Why wouldn't more of the smaller banks look for "alternative" ways of expanding their market share in a given market (no matter how you define, that interested market) by expanding their ATM presence/convenience? More specifically however, when will the day come, that these banks begin to take notice of the extremely large base of "off premise ATM's". These are available for a fraction of the price of operating their own terminals, and are currently run and operated by reputable and yes "compliant" Companies. Why not take terminals already in place and simply "pay" for a co-branding of that terminal and consequently the same "free" transaction benefit? This business has always appeared (too me) as a sprint/race for real estate. BOA's move simply boosts that theory for us. Only difference is where the smart players are running, too acquire that real estate.

Off premise has been defined in our circles as "non consumer-bank affiliated", I am waiting for the realization of off premise being defined as any ATM terminal "manufactured" other than those associated with the "big two". Costs associated with running any network of terminals has to first look at the manufacturer of those terminals, and in close second, service providers available to work on those terminals. I have heard rumors, (and while this may still be considered inexpensive) for a bank to pay on average $500+ per month per terminal, to run those terminals? (CRAZY!!!!!!!!!!!!!!!) Deposits, I would think have to be the number one goal but, shouldn't old fashioned due diligence, and cutting costly expenditures be next in line?

The day will come that we all run out of "GOOD" locations, when does the idea of "Bank Consolidation" stop becoming the only alternative to creative "out of the box" moves such as BOA's?
There are ways of continuing the smaller banks presence, and of KEEPING the smaller, better value, better service oriented banks, it is simply through plain old, good partnering & smart ALLIANCE's.
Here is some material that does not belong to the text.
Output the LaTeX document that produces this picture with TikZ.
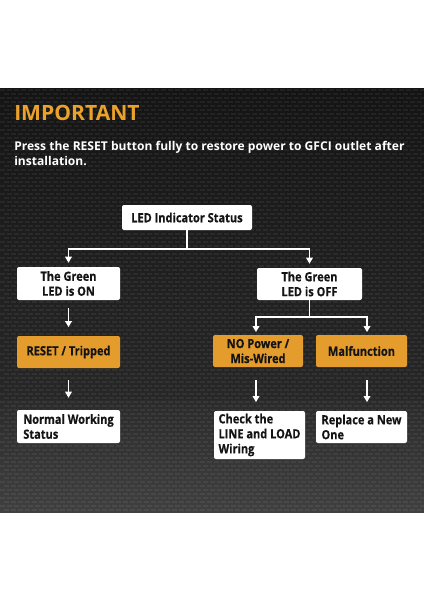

I read down through the entire blog this morning. I have an EFT (ATM/Debit processing) consulting firm and work with financial institutions exclusively. Prior to that I sold processing services for one of the "Tier 1" EFT processors and before that, was Director of Operations of a privately owned armored car company that focused on ATM services (cash replenishment & maintenance). All of my experience in this subject matter doesn't make my opinions necessarily any more right then anyone else's posted here. Having said that, let me take a "whack at this."

The one thing that seems to be missing here is the understanding of the expense of maintaining an ATM "network" not to mention issuing cards. Most Banks accept this as the cost of doing business. I have to admit that I never really thought much about the idea of large banks using their ATM's to TRY create a cheap source of capital by bringing in new deposits. I say try because like with everything else, there are obviously no guarantees when a FI deploys new ATM's.

Let's delve into this idea of expense. Higher function machine that have deposit capabilities or can access payoff figures for loans can easily cost $35,000+.

Then you have the maintenance (first & second line) as well as the communications (routers, modems, circuits, etc...) costs.

We also can't forget the cost of funds issue. While it is true that FI's can count money in ATM's vaults toward their mandated cash reserve requirements, many FI's don't take advantage of that "loophole."

There is also the issue of the regulatory bodies (ATM & Debit Networks included) shoving one requirement after another down the throats of the institutions they regulate i.e. ADA (I mean come ON! A drive up ATM that has to have a braille overlay on the keypad). Some mandates like triple DES and account # truncation are good but others are silly and ALL of them cost the terminal owner (not just FI's) money!

All I am saying is that when your wallet is empty and you walk up to an ATM, the green stuff that comes out of it, while it may be ultimately coming out of your account, what you are holding in YOUR hand right THEN is the terminal owners money and they deserve a fee for providing a service.

We generally don't seem to squak too loudly when Blockbuster charges us a "late" fee when we return that AWESOME DVD a day late because we wanted to watch it a second time. We don't piss and moan about the toll we pay to cross a bridge that cuts 20 min off of our travel time home in the evening. How about that ATM in the big city "titty bar" that dispenses ONES??? No dude is crying foul there at the $7.50 fee but we are going to make a big deal out of $3 at a BofA (and now Wachovia) terminal. Doesn't make sense.

I have NEVER liked the word "surcharge." If we called it what it really is, a "convenience fee," perhaps it would be a bit more palatable. Afterall, in this GREAT country of ours, that is what we do: Pay for convenience!

On the issue of ISO terminal owners, while I agree they provide a service, and as stated above are clearly entitled to reasonable fees charged, there is a stigma surrounding that business model.

Current times have shown many of the more reputable companies have absorbed the "little guys," so it's not the issue it once was. However, in 1996 when "surcharging" became the rave, every seedy little man on the earth seemed to crawl out from under their rock with the idea of earning an easy quick buck! IT WAS BAD (and sometimes still is)! ATM's sat out of service for days. People showed up with a pocket full of 20's that kept the machine running for all of 7 hours. They didn't pay the location owner the "royalties" they promised. It was a mess and unfortunately, FI's are simply always going to remember that reputation and will forever be wary!

Someone earlier mentioned surcharge free "networks." There are a few fairly large ones. The biggest (Allpoint) in my opinion is not a good financial move for the community based FI. They are charged ($.40 - $.50) per month for every card they have out of "the system" whether that card gets used or not. When an FI only has 54% of their cardbase active in a given month and 75% of the transactions being done on their ATM's are by THEIR cardholders, it simply doesn't make sense.

In closing (and Adam thought his post was long), there is nothing anti-competitive about the ATM industry in the least. If you don't want to pay a fee, bank with a FI that has an ATM that is regularly convenient. If it is one of the "BIG BOYS" then do so at your own peril when it comes to service. If not, then pay the "convenience fee" and stop whining!

Adam, I completely agree, and in fact have been saying the same thing since BoA's announcement first came out. Thank you for explaining the point more completely than I did though.

Here's another interesting minor supporting point: all institutions place relatively higher value on higher income customers, and those that travel more certainly fall among this segment. Frequent travelers value ATMs more, are more likely to have multiple financial accounts, and BoA is among the very few truly nationwide banks. Therefore, BoA can give frequent travelers a financial incentive to consolidate financial activity at their institution.